Tebell, who served as State’s basketball and football coach, was trying to build a powerhouse football program in Raleigh. Before the season, he and his assistant coaches moved into the Fourth Dormitory (nicknamed “The Bloody Fourth” for its history of hazing) to live with the players. He closed practices because too many alumni and community members were coming out to watch his team prepare for the coming season, which he expected to be his best of his tenure in Raleigh.
He had great support from a football-devoted athletic administration: Tal Stafford, former football and baseball coach at the school, was the graduate manager of athletics, and one of the members of the athletics council was an assistant professor of civil engineering. L.E. Wooten, who later in his life owned the company that built Carter Stadium in 1966.
There was much anticipation about Tebell’s “Lean Gray Wolves” taking to Riddick field when the season began with a 39-0 victory over Elon. There was disappointment the next week when Tebell and his team suffered a 20-0 loss at non-conference foe Furman, but that turned out to be the only blemish on the team’s season.
Back then, State College was more concerned about winning North Carolina’s Big Five state championship, a round-robin between NC State, North Carolina, Duke, Wake Forest and Davidson. Only the Wolfpack and Tar Heels, at the time, were members of the Southern Conference.
McDowall had a 68-yard punt return for a touchdown against Wake Forest in a 30-7 win. He was the star in wins over the Tar Heels, against Florida in Tampa and against Davidson in a game played at Greensboro’s Memorial Stadium. In the game against his hometown Gators, the Gainesville, Florida, native returned an interception for 75 yards against a team that refused to offer him a scholarship. And against Davidson, he had two 65-yard touchdown runs in the fourth quarter to secure the victory.
When McDowall led the Pack to a 20-18 victory over college powerhouse Duke with a 73-yard punt, a 35-yard touchdown pass and a pair of point-scoring dropkicks, the next day’s headlines blared that the Wolfpack had won the state title in what the NC State yearbook called “probably the most spectacular football game that has ever been fought in North Carolina.”
Some 300 college students rushed a temporary gate at Duke’s Haynes Field for the opportunity to see the game, protesting the price of admission to the game.
The following week, McDowall dominated in a 34-0 Thanksgiving Day victory over South Carolina in Columbia, the final of its four Southern Conference games that season.

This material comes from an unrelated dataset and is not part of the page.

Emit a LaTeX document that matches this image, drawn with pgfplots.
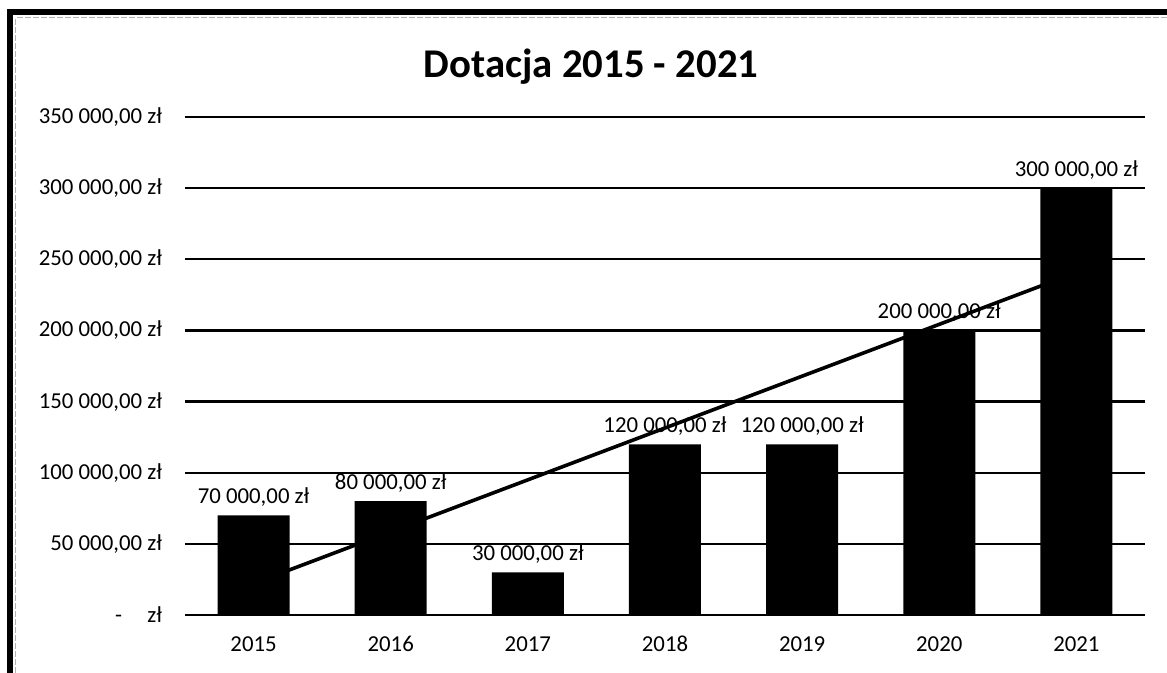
\documentclass[border=0pt]{standalone}
\usepackage{pgfplots}
\pgfplotsset{compat=1.18}
\usepackage{fontspec}
\setmainfont{Carlito}
\begin{document}
\begin{tikzpicture}
\useasboundingbox (0,0) rectangle (583.5pt,-336.5pt);
\fill[white] (0,0) rectangle (583.5pt,-336.5pt);
% frame
\draw[black, line width=3pt, line join=miter] (5pt,-340pt) -- (5pt,-6pt) -- (590pt,-6pt);
\draw[gray!60, line width=0.5pt, dash pattern=on 3pt off 1pt] (7.8pt,-336.5pt) -- (7.8pt,-9pt) -- (583.5pt,-9pt);
% title
\node[font=\fontsize{20.4}{24}\selectfont\bfseries] at (295.5pt,-33.5pt) {Dotacja 2015 - 2021};
\begin{axis}[
  at={(92.5pt,-307.5pt)}, anchor=south west,
  scale only axis, width=480pt, height=249pt,
  xmin=-0.5, xmax=6.5, ymin=0, ymax=350000,
  /pgf/number format/assume math mode=true,
  scaled y ticks=false,
  axis line style={draw=none},
  tick style={draw=none},
  ymajorgrids,
  grid style={black, line width=1.2pt},
  xtick={0,1,2,3,4,5,6},
  xticklabels={2015,2016,2017,2018,2019,2020,2021},
  ytick={0,50000,100000,150000,200000,250000,300000,350000},
  yticklabels={{-\hspace{1.1em}zł},{50 000,00 zł},{100 000,00 zł},{150 000,00 zł},{200 000,00 zł},{250 000,00 zł},{300 000,00 zł},{350 000,00 zł}},
  ticklabel style={font=\fontsize{11.4}{13}\selectfont},
  yticklabel style={xshift=-8pt},
  xticklabel style={yshift=-7pt, text height=7.5pt, text depth=0pt},
  clip=false,
]
\addplot[black, line width=1.8pt] coordinates {(0,22143) (6,240714)};
\addplot[ybar, bar width=36pt, fill=black, draw=none,
  nodes near coords={\pgfmathprintnumber[fixed,fixed zerofill,precision=2,use comma,1000 sep={\ }]{\pgfplotspointmeta}~zł},
  every node near coord/.append style={font=\fontsize{11.4}{13}\selectfont, black, yshift=1pt}]
  coordinates {(0,70000) (1,80000) (2,30000) (3,120000) (4,120000) (5,200000) (6,300000)};
\end{axis}
\end{tikzpicture}
\end{document}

Barely a peep was made about a possible league title.
That’s because it wasn’t until early December that Georgia Tech pulled off the most stunning upset of the 1927, beating top-ranked Georgia 12-0 on a rain-soaked field in Atlanta. It threw the final standings in turmoil, but the Wolfpack made a legitimate claim to the Southern Conference title and has been recognized with Tech and Tennessee as co-champions ever since.
“The Wolfpack of State College stand out as the vanquisher and the conquerors — and justly so,” wrote the editors of the yearbook.